Tyson Foods, Inc. (NYSE:TSN) Q3 2023 Earnings Call Transcript

Andrew Strelzik: Great that that’s really helpful color. And then, I guess, the second question, I just want to go back to the, to the change to the CapEx guidance for the year. Can you talk about some more specifically to change there does it have any applications for ‘24 CapEx? And I guess just generally as you think about the flexibility of your CapEx budget, is there a way, given projects that are already underway etcetera, to think about, kind of a minimum CapEx budget for next year? I don’t know if there’s a way to frame that. Thank you.

John Tyson: Hey, this is John. I’ll take that question. Let me talk a little about CapEx and just kind of maybe some other related matters on the balance sheet and leverage. So, I think, first off, we have tared back, the CapEx kind of quarter-over-quarter we’ve been managing the spend throughout the year and we feel good about that. Based on our guidance today, you would expect to see about $500 million in Q4, which just worth pointing out that’s still above what has been a historical annual run rate for US of about $1.5 billion. We are targeting to get to that $1.5 billion spend annually. And I think it would be premature to say where the ‘24 number lands but safe to say that we’re trending in that direction. I think, it’s also worth just taking a second to talk about where we are with leverage and because capital obviously capital spend, obviously influences that.

I think, the headline for us is, we’re sitting on a sound balance sheet. And that’s really a product of the capital allocation choices we’ve made through the last few years where we’re really focused on kind of preserving a good financial position, targeting at or around that two-time, leverage number for the long term. So, leverage has increased with where profitability been on LTM basis. But I think overall, we feel good about where we are from being able to managing capital spend standpoint and everything else that we’ve got going on. We’ve made a couple moves, just tried to be tighter on working capital. We pulled that down about $100 million in inventory this quarter just despite what’s going on in the market. So, I think overall, capital spend, working capital efficiency, all in line with long-term leverage number have been, we’re comfortable with where we sit today.

Andrew Strelzik: Thank you very much. I’ll pass it on.

Operator: Our next question comes from Benjamin Theurer from Barclays. Please go ahead with your question.
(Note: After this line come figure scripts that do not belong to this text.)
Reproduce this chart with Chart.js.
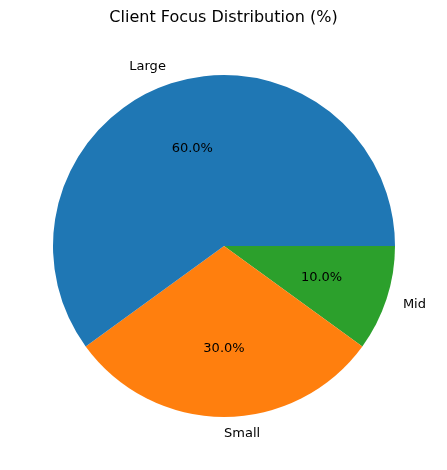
<!DOCTYPE html>
<html>
<head>
<meta charset="utf-8">
<script src="https://cdn.jsdelivr.net/npm/chart.js@4"></script>
<style>
  html, body { margin: 0; padding: 0; background: #fff; }
  #wrap { width: 447px; height: 470px; }
</style>
</head>
<body>
<div id="wrap"><canvas id="pieChart" width="447" height="470"></canvas></div>
<script>
// Data (listed clockwise from 3 o'clock, matching matplotlib's CCW order)
const labels = ['Mid', 'Small', 'Large'];
const shares = [10, 30, 60];
const colors = ['#2ca02c', '#ff7f0e', '#1f77b4'];
const title = 'Client Focus Distribution (%)';

// Draws the title, outer labels and percentage labels
const pieText = {
  id: 'pieText',
  afterDatasetsDraw(chart) {
    const ctx = chart.ctx;
    const total = shares.reduce((a, b) => a + b, 0);
    ctx.save();
    ctx.fillStyle = '#000';
    ctx.font = '16px "DejaVu Sans"';
    ctx.textAlign = 'center';
    ctx.textBaseline = 'middle';
    ctx.fillText(title, chart.width / 2, 18);

    ctx.font = '13px "DejaVu Sans"';
    chart.getDatasetMeta(0).data.forEach((arc, i) => {
      const mid = (arc.startAngle + arc.endAngle) / 2;
      const r = arc.outerRadius;
      const c = Math.cos(mid), s = Math.sin(mid);
      ctx.textAlign = 'center';
      ctx.fillText((shares[i] / total * 100).toFixed(1) + '%', arc.x + c * r * 0.6, arc.y + s * r * 0.6);
      ctx.textAlign = c > -1e-6 ? 'left' : 'right';
      ctx.fillText(labels[i], arc.x + c * r * 1.1, arc.y + s * r * 1.1);
    });
    ctx.restore();
  }
};

new Chart(document.getElementById('pieChart'), {
  type: 'pie',
  data: {
    labels: labels,
    datasets: [{
      data: shares,
      backgroundColor: colors,
      borderWidth: 0,
    }],
  },
  options: {
    responsive: false,
    animation: false,
    rotation: 90,
    layout: { padding: { left: 53, right: 52, top: 75, bottom: 53 } },
    plugins: {
      legend: { display: false },
      tooltip: { enabled: false },
    },
  },
  plugins: [pieText],
});
</script>
</body>
</html>
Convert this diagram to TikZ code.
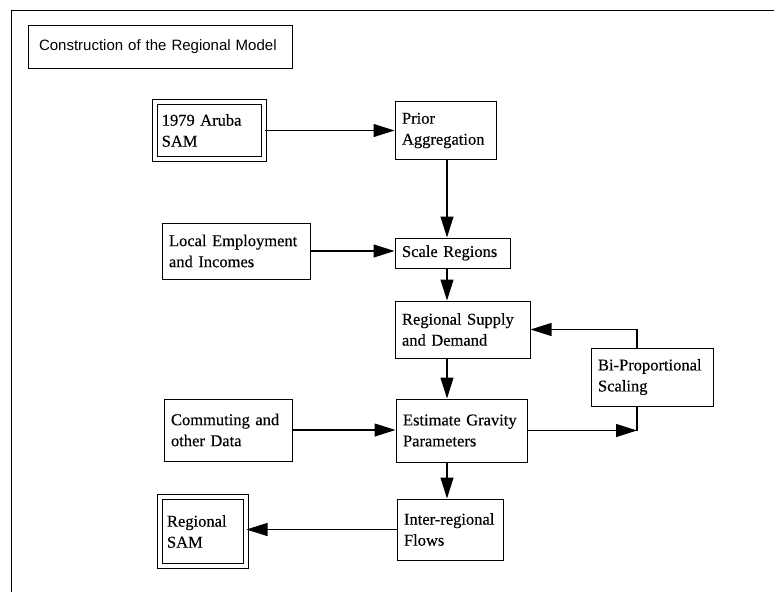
\documentclass[tikz,border=0pt]{standalone}
\usepackage{fontspec}
\setmainfont{Liberation Serif}
\newfontfamily\boxfont{Liberation Serif}[FakeBold=0.3]
\newfontfamily\titlefont{Liberation Sans}
\usepackage{tikz}
\usetikzlibrary{arrows.meta,positioning}

\tikzset{
  box/.style={draw, line width=1pt, align=left, inner xsep=7pt, inner ysep=3pt,
    font=\boxfont\fontsize{16.5}{21}\selectfont},
  dbox/.style={box, double, double distance=4pt},
  flow/.style={line width=1.1pt, -{Triangle[length=21pt,width=13pt]}},
}

\begin{document}
\begin{tikzpicture}[x=1pt,y=-1pt]
\useasboundingbox (0,0) rectangle (774,592);

% frame and heading
\draw[line width=0.9pt] (774,10) -- (11,10) -- (11,592);
\node[draw, line width=1pt, text width=242pt, minimum height=43pt, inner xsep=11pt,
  font=\titlefont\fontsize{15}{17}\selectfont] (title) at (160,46.5) {Construction of the Regional Model};

% boxes
\node[dbox, text width=95.5pt, minimum height=57pt] (aruba) at (209.5,130.5) {1979 Aruba\\SAM};
\node[box, text width=87pt, minimum height=58pt] (prior) at (445.5,130.5) {Prior\\Aggregation};
\node[box, text width=134pt, minimum height=56pt] (local) at (236,251) {Local Employment\\and Incomes};
\node[box, text width=101pt, minimum height=30pt] (scale) at (452.5,253) {Scale Regions};
\node[box, text width=121pt, minimum height=57pt] (supply) at (462.5,329.5) {Regional Supply\\and Demand};
\node[box, text width=108pt, minimum height=58pt] (bi) at (652,377) {Bi-Proportional\\Scaling};
\node[box, text width=117pt, minimum height=63pt] (est) at (461.5,430.5) {Estimate Gravity\\Parameters};
\node[box, text width=114pt, minimum height=62pt] (comm) at (228,430) {Commuting and\\other Data};
\node[box, text width=92pt, minimum height=61pt] (flows) at (450,529.5) {Inter-regional\\Flows};
\node[dbox, text width=72pt, minimum height=69pt] (regsam) at (203,531.5) {Regional\\SAM};

\coordinate (spine) at (447,0);
\coordinate (bi-out) at ([xshift=-15pt]bi.north);
\coordinate (bi-in) at ([xshift=-15pt]bi.south);
\coordinate (turn) at (bi-in |- est.east);

% connectors
\draw[flow] (aruba.east) -- (aruba.east -| prior.west);
\draw[flow] (prior.south -| spine) -- (scale.north -| spine);
\draw[flow] (local.east) -- (local.east -| scale.west);
\draw[flow] (scale.south -| spine) -- (supply.north -| spine);
\draw[flow] (supply.south -| spine) -- (est.north -| spine);
\draw[flow] (comm.east) -- (comm.east -| est.west);
\draw[flow] (est.south -| spine) -- (flows.north -| spine);
\draw[flow] (flows.west) -- (flows.west -| regsam.east);
\draw[flow] (bi-out) |- (supply.east);
\draw[flow] (est.east) -- (turn);
\draw[line width=1.1pt] (turn) -- (bi-in);
\end{tikzpicture}
\end{document}
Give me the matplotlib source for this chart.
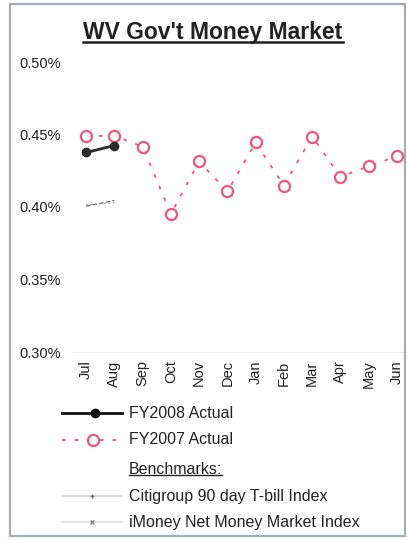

Benjamin Theurer: Hi, good morning. Thanks for taking my question. Could you talk about your pork margins have to be easily shown you already commented on market conditions, but can you provide more light of company-specific initiatives. Maybe some plant closure assessing maybe it could be an option, anything else if you can provide towards improving operations there?

Donnie King : Hey, Ben, it’s kind of hard to understand you muffled. Do you mind repeating that question? Sorry, because that was – there was a lot in there?

Benjamin Theurer: Sure. On book margin, you already revised this, and market conditions, especially with sales, but can you provide more light on company-specific initiatives, maybe some plant closures? Could have be an option to invest in which you can anything else on pork to improve things? Thanks.

Brady Stewart: Thanks, Benjamin. This is Brady Stewart. Appreciate the question. As Donnie just indicated, we’re evaluating our business in totality. And first and foremost, really, I think we need to unpack those pork results back into the live and the actual fresh pork segments that roll up to the specific BEU. I’m going to speak specifically to our plants and operations from the fresh pork perspective. Very comfortable with our strategy moving forward obviously from a impact perspective, we’re focused on everything from our expenses and expense structure that we have within our assets. The efficiency of our assets we have plans in place to make sure that we focus on better efficiency within those assets. And then obviously, traditional price yield and mix matrices that really provide us the opportunity to maximize the margins and our opportunity to go to market.